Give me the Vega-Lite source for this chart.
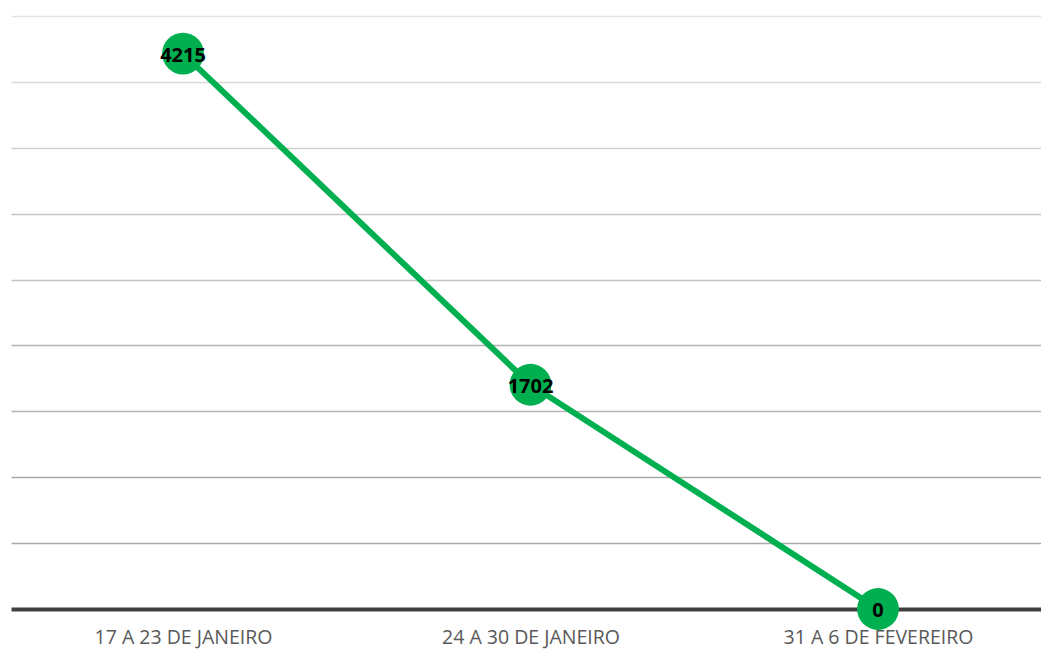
{
  "$schema": "https://vega.github.io/schema/vega-lite/v6.json",
  "width": 1039,
  "height": 593,
  "autosize": {"type": "none"},
  "padding": {"left": 11, "top": 16, "right": 0, "bottom": 42},
  "background": "white",
  "config": {"view": {"stroke": null}},
  "data": {"values": [
    {"periodo": "17 A 23 DE JANEIRO", "casos": 4215},
    {"periodo": "24 A 30 DE JANEIRO", "casos": 1702},
    {"periodo": "31 A 6 DE FEVEREIRO", "casos": 0}
  ]},
  "encoding": {
    "x": {"field": "periodo", "type": "nominal", "sort": null,
      "scale": {"type": "point", "padding": 0.495},
      "axis": {"title": null, "labelAngle": 0, "ticks": false, "grid": false,
        "domainColor": "#404040", "domainWidth": 4, "labelPadding": 19, "labelLimit": 0,
        "labelFont": "Open Sans", "labelFontSize": 19.5, "labelColor": "#595959"}},
    "y": {"field": "casos", "type": "quantitative",
      "scale": {"domain": [0, 4500], "nice": false},
      "axis": {"title": null, "labels": false, "ticks": false, "domain": false,
        "values": [500, 1000, 1500, 2000, 2500, 3000, 3500, 4000, 4500],
        "gridWidth": 1.5,
        "gridColor": {"condition": [
          {"test": "datum.value <= 1000", "value": "#a9a9a9"},
          {"test": "datum.value <= 2000", "value": "#b4b4b4"},
          {"test": "datum.value <= 3000", "value": "#c4c4c4"},
          {"test": "datum.value <= 3500", "value": "#d0d0d0"},
          {"test": "datum.value <= 4000", "value": "#d9d9d9"}
        ], "value": "#e2e2e2"}}}
  },
  "layer": [
    {"mark": {"type": "line", "color": "#00b050", "strokeWidth": 6}},
    {"mark": {"type": "circle", "color": "#00b050", "opacity": 1, "size": 1750}},
    {"mark": {"type": "text", "font": "Open Sans", "fontWeight": "bold", "fontSize": 20, "color": "black", "baseline": "middle", "align": "center", "dy": 2},
      "encoding": {"text": {"field": "casos", "type": "quantitative", "format": "d"}}}
  ]
}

________________________________________

*Required task:*
Transcribe the full listing character for character. Pictures are excluded.

*Task solution:*
Give me the Vega-Lite source for this chart.
{
  "$schema": "https://vega.github.io/schema/vega-lite/v6.json",
  "width": 1039,
  "height": 593,
  "autosize": {"type": "none"},
  "padding": {"left": 11, "top": 16, "right": 0, "bottom": 42},
  "background": "white",
  "config": {"view": {"stroke": null}},
  "data": {"values": [
    {"periodo": "17 A 23 DE JANEIRO", "casos": 4215},
    {"periodo": "24 A 30 DE JANEIRO", "casos": 1702},
    {"periodo": "31 A 6 DE FEVEREIRO", "casos": 0}
  ]},
  "encoding": {
    "x": {"field": "periodo", "type": "nominal", "sort": null,
      "scale": {"type": "point", "padding": 0.495},
      "axis": {"title": null, "labelAngle": 0, "ticks": false, "grid": false,
        "domainColor": "#404040", "domainWidth": 4, "labelPadding": 19, "labelLimit": 0,
        "labelFont": "Open Sans", "labelFontSize": 19.5, "labelColor": "#595959"}},
    "y": {"field": "casos", "type": "quantitative",
      "scale": {"domain": [0, 4500], "nice": false},
      "axis": {"title": null, "labels": false, "ticks": false, "domain": false,
        "values": [500, 1000, 1500, 2000, 2500, 3000, 3500, 4000, 4500],
        "gridWidth": 1.5,
        "gridColor": {"condition": [
          {"test": "datum.value <= 1000", "value": "#a9a9a9"},
          {"test": "datum.value <= 2000", "value": "#b4b4b4"},
          {"test": "datum.value <= 3000", "value": "#c4c4c4"},
          {"test": "datum.value <= 3500", "value": "#d0d0d0"},
          {"test": "datum.value <= 4000", "value": "#d9d9d9"}
        ], "value": "#e2e2e2"}}}
  },
  "layer": [
    {"mark": {"type": "line", "color": "#00b050", "strokeWidth": 6}},
    {"mark": {"type": "circle", "color": "#00b050", "opacity": 1, "size": 1750}},
    {"mark": {"type": "text", "font": "Open Sans", "fontWeight": "bold", "fontSize": 20, "color": "black", "baseline": "middle", "align": "center", "dy": 2},
      "encoding": {"text": {"field": "casos", "type": "quantitative", "format": "d"}}}
  ]
}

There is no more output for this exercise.